To execute this strategy, partner with specialized POD providers: Look for ShineOn (for jewelry) or JetPrint (for custom watches). These platforms are built specifically to handle the complexities and high quality required for luxury-adjacent accessories, allowing you to maintain your lean, inventory-free model while tapping into luxury margins.


The Strategic Decision to Scale In-House

The final lesson in the LEARN phase is knowing when (and, more importantly, when not) to commit to heavy equipment. The lean path remains firmly Partner First until the cold, hard data demands a complex operational change.

The threshold for considering in-house production is extremely high. You should only consider moving to in-house production when a single product design consistently achieves a high, sustained sales volume (e.g., hundreds of units monthly) that is now severely compressing your margins due to third-party fulfillment fees. This is not a decision based on intuition; it is a calculation based on cost.

Key Insight: In-house production is a significant operational shift driven by data, not by desire. Wait until third-party fees become a genuine margin killer.

This transition must be supported by a rigorous break-even analysis.

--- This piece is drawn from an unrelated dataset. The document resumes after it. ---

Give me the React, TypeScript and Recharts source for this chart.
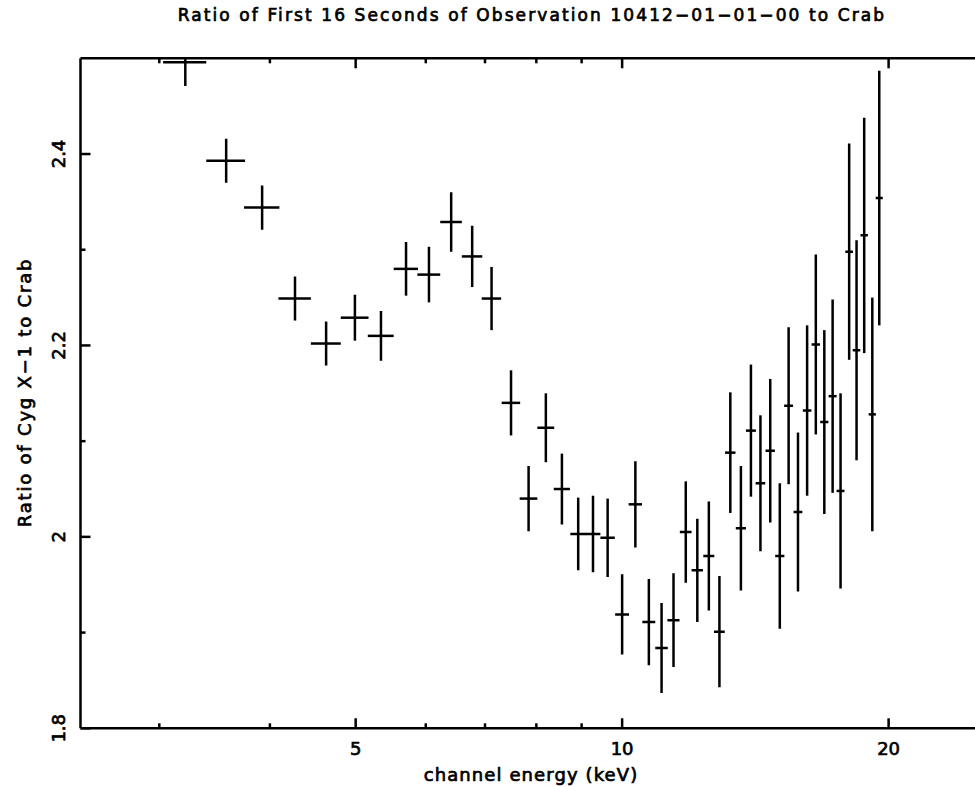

The analysis must prove, with absolute certainty, that the savings in per-unit cost from running your own mid-range equipment ($7,000–$15,000 for a quality DTG or DTF setup) decisively outweigh the significant increase in operational complexity.

The hidden costs of "going in-house" are often underestimated by new entrepreneurs:

  • Labor Commitment: Even mid-range equipment requires a minimum of 20–30 minutes of daily maintenance and dedicated time for production, quality control, and packing. This is time taken away from marketing and design.
  • Operational Risk: The risk of equipment downtime, costly repairs, and consumables management is entirely absorbed by the business. When a third-party partner’s machine breaks, you simply switch suppliers; when your machine breaks, your store stops selling.
  • Inventory Creep: You must now manage inventory of blank garments, inks, pre-treatment solutions, and spare parts, reintroducing a level of inventory risk the POD model was designed to eliminate.

Until that clear, data-driven threshold is crossed—when the third-party fees are undeniably costing you more than the total cost of ownership (TCO) for your own equipment—the lean strategy dictates that you continue to outsource fulfillment. Your resources must remain dedicated to what generates revenue: market growth, customer acquisition, and strategic product diversification.


Your Final Action Plan: Learn to Scale

The transition from a struggling startup to a successful scale-up is defined by operational discipline. By focusing on these three strategic leverage points, you move beyond mere survival and establish a defensible, high-profit POD brand ready for long-term growth.

Validate Sustainability: Ensure all claims about materials, inks, and packaging are transparent and supported by third-party verification to capture the 80% of customers willing to pay more for ethical goods. This is your price multiplier.
Monetize Winning Designs: Immediately deploy successful design files onto high-margin accessories, like personalized jewelry and watches, to aggressively increase AOV and achieve 70–100% margins. This is your profit accelerator.
Monitor Break-Even: Continue using break-even analysis to guide all financial decisions, deferring the transition to in-house production until the sales volume is high enough to financially justify the substantial increase in operational risk and labor. This is your operational safeguard.

By mastering these elements, you successfully complete The Lean Founder’s POD Profit Accelerator series, establishing a resilient and profitable brand built on validated demand, premium pricing, and sustainable 30%+ margins, setting the stage for long-term growth and success.